Real Estate

Estate agents warned to carry out crucial legal checks – Property Industry Eye

Paul Offley
Paul Offley

Estate agents are being advised to obtain evidence of the legal ownership for a seller to ensure they meet best practice standards.

Compliance officer for The Guild of Property Professionals, Paul Offley, says that while it is an Anti Money Laundering (AML) requirement to identify the legal owner of a property, obtaining a copy of land registry documents is not specifically mentioned in the legislation, although it is certainly something which HMRC recommend as best practice and if an agent was ever subject to a HMRC review.

Offley said: “In my opinion, whether it is a requirement for the AML process or not, it is still the right thing to do as it identifies who the legal/beneficial owner of the property is, and not just that the person instructing the agent is named on the title deeds.”

“Other benefits include the fact that it allows the agent to complete their AML checks on all legal owners. It also prevents any delays to an agreed sale at an advance date and the potential of any Consumer Protection from Unfair Trading Regulations (CPR) claim against an agent from a buyer who backs out due to delays with a previously unknown owner suddenly appearing.”

Offley continues that in the instance where an agent is taking any instruction from a landlord to let a property, it then confirms that person instructing the agent is actually the landlord and owner of the property.

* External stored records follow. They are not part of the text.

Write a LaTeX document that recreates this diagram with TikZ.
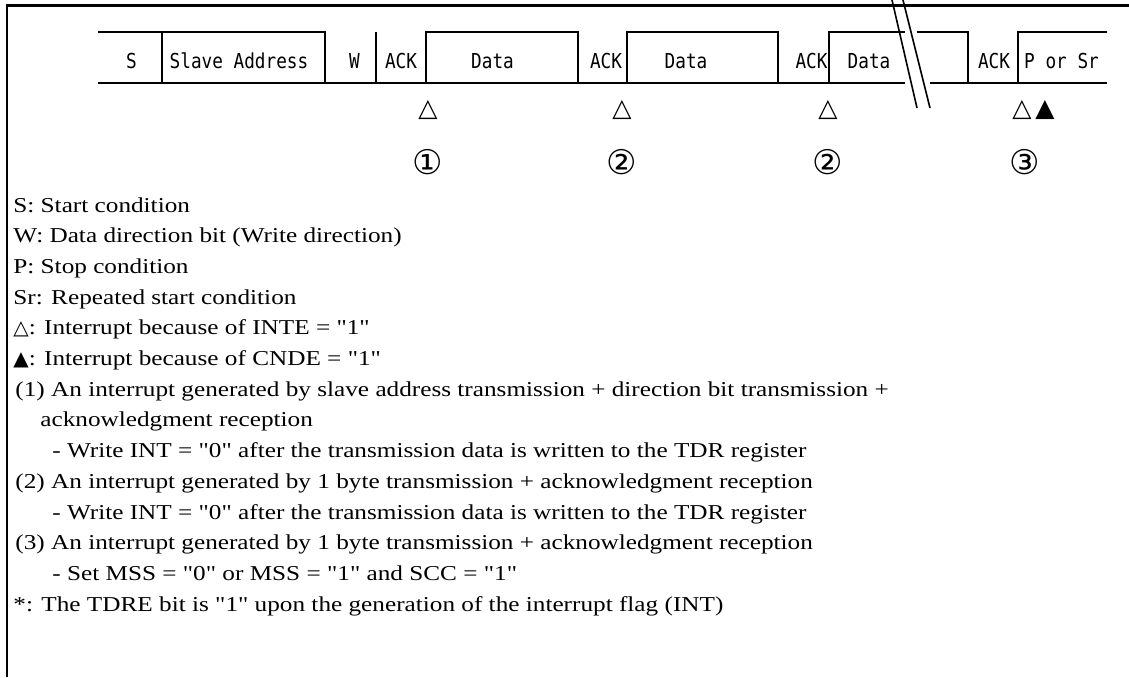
\documentclass[tikz,border=0pt]{standalone}
\usepackage{fontspec}
\setmainfont{Liberation Serif}[FakeStretch=1.19, Ligatures=TeXOff]
\newfontfamily\rowfont{DejaVu Sans Mono}[FakeStretch=0.86]
\newfontfamily\symfont{DejaVu Sans}
\tikzset{
  fld/.style  ={font=\rowfont\fontsize{10.3}{12}\selectfont, inner sep=0pt, anchor=base},
  ln/.style   ={line width=0.8pt},
  outer/.style={line width=1.25pt},
  irq/.style  ={font=\symfont\fontsize{12.5}{14}\selectfont, inner sep=0pt},
  num/.style  ={font=\symfont\fontsize{17}{18}\selectfont, inner sep=0pt},
  note/.style ={font=\fontsize{10.6}{12}\selectfont, inner sep=0pt, anchor=base west},
}
\newcommand\wtri{{\symfont\fontsize{10}{12}\selectfont △}}
\newcommand\btri{{\symfont\fontsize{10}{12}\selectfont ▲}}

\begin{document}
\begin{tikzpicture}[x=0.5pt, y=-0.5pt]
    \useasboundingbox (0,0) rectangle (1129,677);
    % frame
    \draw[outer] (1129,5.3) -- (7.2,5.3) -- (7.2,677);
    % transfer row
    \draw[ln] (98,32) -- (325,32) -- (325,83);
    \draw[ln] (162,32) -- (162,83);
    \draw[ln] (376,32) -- (376,83);
    \draw[ln] (426,83) -- (426,32) -- (578,32) -- (578,83);
    \draw[ln] (627,83) -- (627,32) -- (778,32) -- (778,83);
    \draw[ln] (829,83) -- (829,32) -- (905,32);
    \draw[ln] (917,32) -- (968,32) -- (968,83);
    \draw[ln] (1018,83) -- (1018,32) -- (1107,32);
    \draw[ln] (98,83) -- (905,83);
    \draw[ln] (930,83) -- (1107,83);
    % break marks
    \draw[ln] (892,0) -- (917,108);
    \draw[ln] (903,0) -- (930,108);
    % field texts
    \node[fld] (s)    at (131.5,68) {S};
    \node[fld] (sa)   at (239,68)   {Slave Address};
    \node[fld] (w)    at (354.5,68) {W};
    \node[fld] (ack1) at (401,68)   {ACK};
    \node[fld] (d1)   at (492.5,68) {Data};
    \node[fld] (ack2) at (606,68)   {ACK};
    \node[fld] (d2)   at (686,68)   {Data};
    \node[fld] (ack3) at (811.5,68) {ACK};
    \node[fld] (d3)   at (869,68)   {Data};
    \node[fld] (ack4) at (994,68)   {ACK};
    \node[fld] (pors) at (1061.5,68){P or Sr};
    % interrupt marks
    \node[irq] (t1) at (428,110)  {△};
    \node[irq] (t2) at (622,110)  {△};
    \node[irq] (t3) at (828,110)  {△};
    \node[irq] (t4) at (1022,110) {△};
    \node[irq] (tb) at (1045,110) {▲};
    \node[num] (n1) at (428,161.7)  {①};
    \node[num] (n2) at (622,161.7)  {②};
    \node[num] (n3) at (828,161.7)  {②};
    \node[num] (n4) at (1025,161.7) {③};
    % legend
    \node[note] (l1)  at (13,212)   {S: Start condition};
    \node[note] (l2)  at (13,242.7) {W: Data direction bit (Write direction)};
    \node[note] (l3)  at (13,273.4) {P: Stop condition};
    \node[note] (l4)  at (13,304.1) {Sr: Repeated start condition};
    \node[note] (l5)  at (13,334.8) {\wtri: Interrupt because of INTE = "1"};
    \node[note] (l6)  at (13,365.5) {\btri: Interrupt because of CNDE = "1"};
    \node[note] (l7)  at (15,396.2) {(1) An interrupt generated by slave address transmission + direction bit transmission +};
    \node[note] (l8)  at (40,426.9) {acknowledgment reception};
    \node[note] (l9)  at (52,457.6) {- Write INT = "0" after the transmission data is written to the TDR register};
    \node[note] (l10) at (15,488.3) {(2) An interrupt generated by 1 byte transmission + acknowledgment reception};
    \node[note] (l11) at (52,519)   {- Write INT = "0" after the transmission data is written to the TDR register};
    \node[note] (l12) at (15,549.7) {(3) An interrupt generated by 1 byte transmission + acknowledgment reception};
    \node[note] (l13) at (52,580.4) {- Set MSS = "0" or MSS = "1" and SCC = "1"};
    \node[note] (l14) at (13,611.1) {*: The TDRE bit is "1" upon the generation of the interrupt flag (INT)};
\end{tikzpicture}
\end{document}
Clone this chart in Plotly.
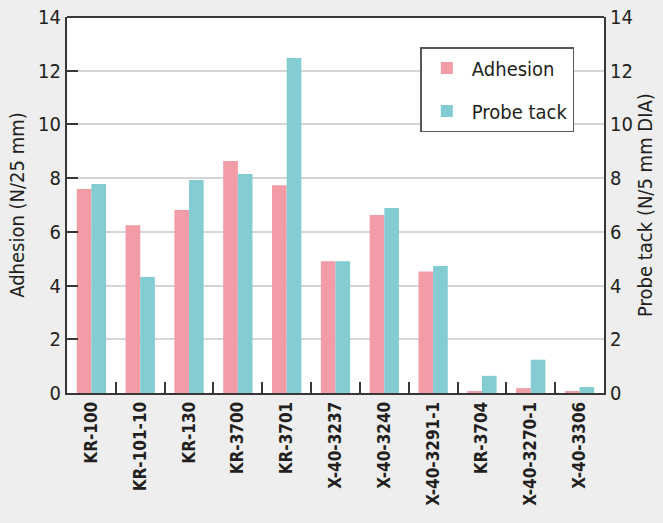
import plotly.graph_objects as go

categories = ["KR-100", "KR-101-10", "KR-130", "KR-3700", "KR-3701", "X-40-3237",
              "X-40-3240", "X-40-3291-1", "KR-3704", "X-40-3270-1", "X-40-3306"]
adhesion = [7.6, 6.25, 6.81, 8.64, 7.74, 4.91, 6.63, 4.52, 0.07, 0.18, 0.04]
probe_tack = [7.78, 4.32, 7.93, 8.15, 12.47, 4.91, 6.89, 4.73, 0.64, 1.24, 0.22]
y_ticks = [0, 2, 4, 6, 8, 10, 12, 14]

FONT = "DejaVu Sans Condensed, Liberation Sans Narrow, sans-serif"
TXT = "#231f20"
AX = "#3a3536"

fig = go.Figure()
fig.add_trace(go.Bar(x=categories, y=adhesion, name="Adhesion", marker_color="#f19ca7",
                     marker_line_width=0, offsetgroup="a", yaxis="y", legendgroup="a"))
fig.add_trace(go.Bar(x=categories, y=probe_tack, name="Probe tack", marker_color="#83ccd2",
                     marker_line_width=0, offsetgroup="b", yaxis="y2", legendgroup="b"))

fig.update_layout(
    width=663, height=523,
    paper_bgcolor="#eeeeee", plot_bgcolor="#ffffff",
    margin=dict(l=67, r=59, t=17, b=130, autoexpand=False),
    barmode="group", bargap=0.4, bargroupgap=0,
    font=dict(family=FONT, color=TXT),
    showlegend=True,
    legend=dict(x=0.658, y=0.92, xanchor="left", yanchor="top",
                bgcolor="#ffffff", bordercolor="#5a5556", borderwidth=1.5,
                font=dict(size=20, family=FONT, color=TXT),
                itemwidth=40, tracegroupgap=14),
    xaxis=dict(
        type="category", showline=True, linecolor=AX, linewidth=2, automargin=False,
        ticks="inside", tickson="boundaries", ticklen=11, tickwidth=2, tickcolor=AX,
        tickangle=-90, tickfont=dict(size=17, family=FONT, color=TXT, weight="bold"),
        showgrid=False,
    ),
    yaxis=dict(
        range=[0, 14], tickvals=y_ticks, showline=True, linecolor=AX, linewidth=2,
        ticks="inside", ticklen=11, tickwidth=2, tickcolor=AX, automargin=False,
        showgrid=True, gridcolor="#d6d6d6", gridwidth=2,
        tickfont=dict(size=20, family=FONT, color=TXT),
        title=dict(text="Adhesion (N/25 mm)", font=dict(size=20, family=FONT, color=TXT), standoff=8),
        zeroline=False,
    ),
    yaxis2=dict(
        range=[0, 14], tickvals=y_ticks, overlaying="y", side="right", anchor="x",
        showline=True, linecolor=AX, linewidth=2, ticks="", showgrid=False, automargin=False,
        tickfont=dict(size=20, family=FONT, color=TXT),
        title=dict(text="Probe tack (N/5 mm DIA)", font=dict(size=20, family=FONT, color=TXT), standoff=4),
        zeroline=False,
    ),
)
fig.add_shape(type="line", xref="paper", yref="paper", x0=0, x1=1, y0=1, y1=1,
              line=dict(color=AX, width=2))

fig.write_html("out.html", config={"displayModeBar": False},
               post_script="document.body.style.margin='0';document.body.style.background='#eeeeee';")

“Plus, and importantly, it is a requirement of The Property Ombudsman code of conduct which states that the agent must take reasonable steps to confirm legal ownership, such as a land registry search or copy of the title deeds, or similar,” advises Offley.

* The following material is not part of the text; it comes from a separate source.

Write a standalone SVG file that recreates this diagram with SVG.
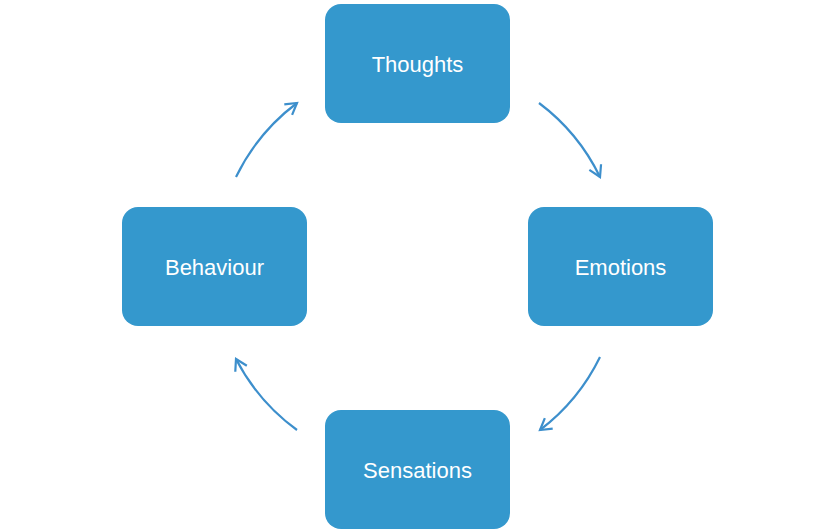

How do agents go about confirming legal ownership? Offley advises there are a few ways, such as obtaining a copy of the title register from Land Registry at a cost of £3.

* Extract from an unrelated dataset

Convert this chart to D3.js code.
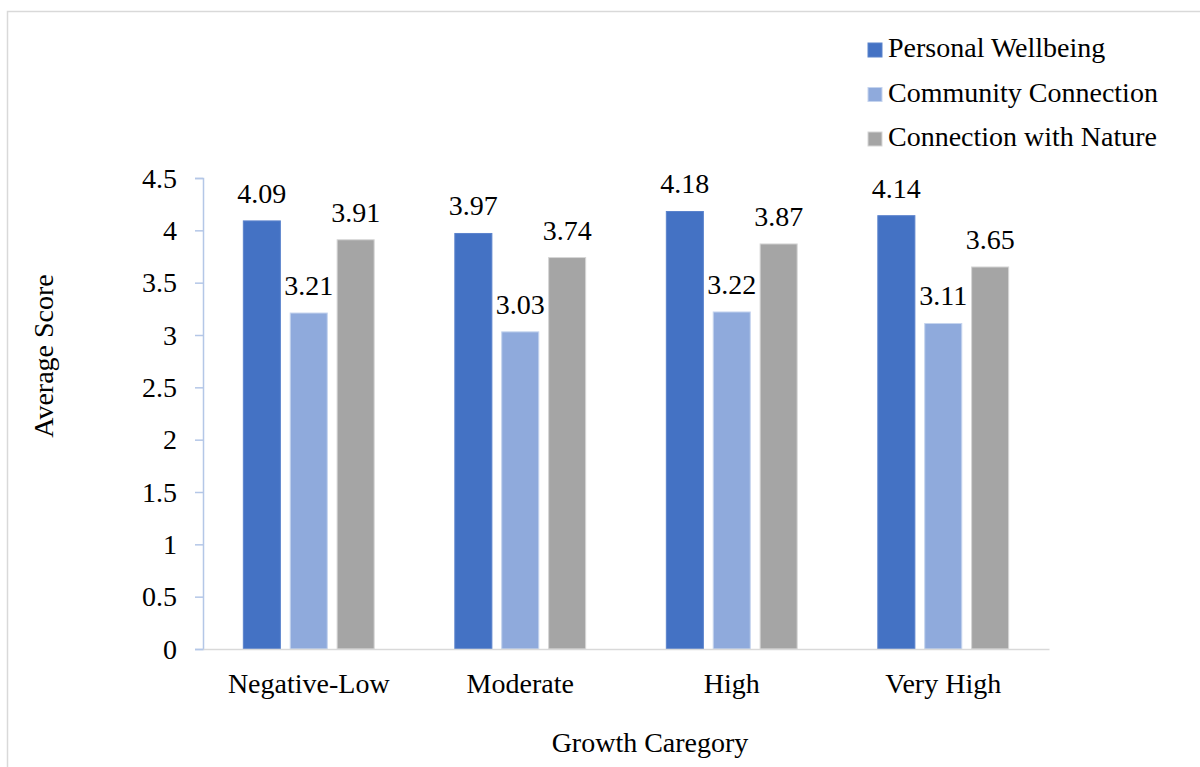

Agents can get their client to forward a copy of the same or a copy of the title deeds or they can get the seller’s solicitor to confirm all legal owners – this should only be used where the previous two options are not available, and the agent should ensure that it confirms that no other names are listed on the title deeds.

“Regardless of the option an agent decides to choose, the important bit is that they can demonstrate legal ownership and know that the person who has instructed them to either sell or let the property has the authority to do so as the owner,” Offley added.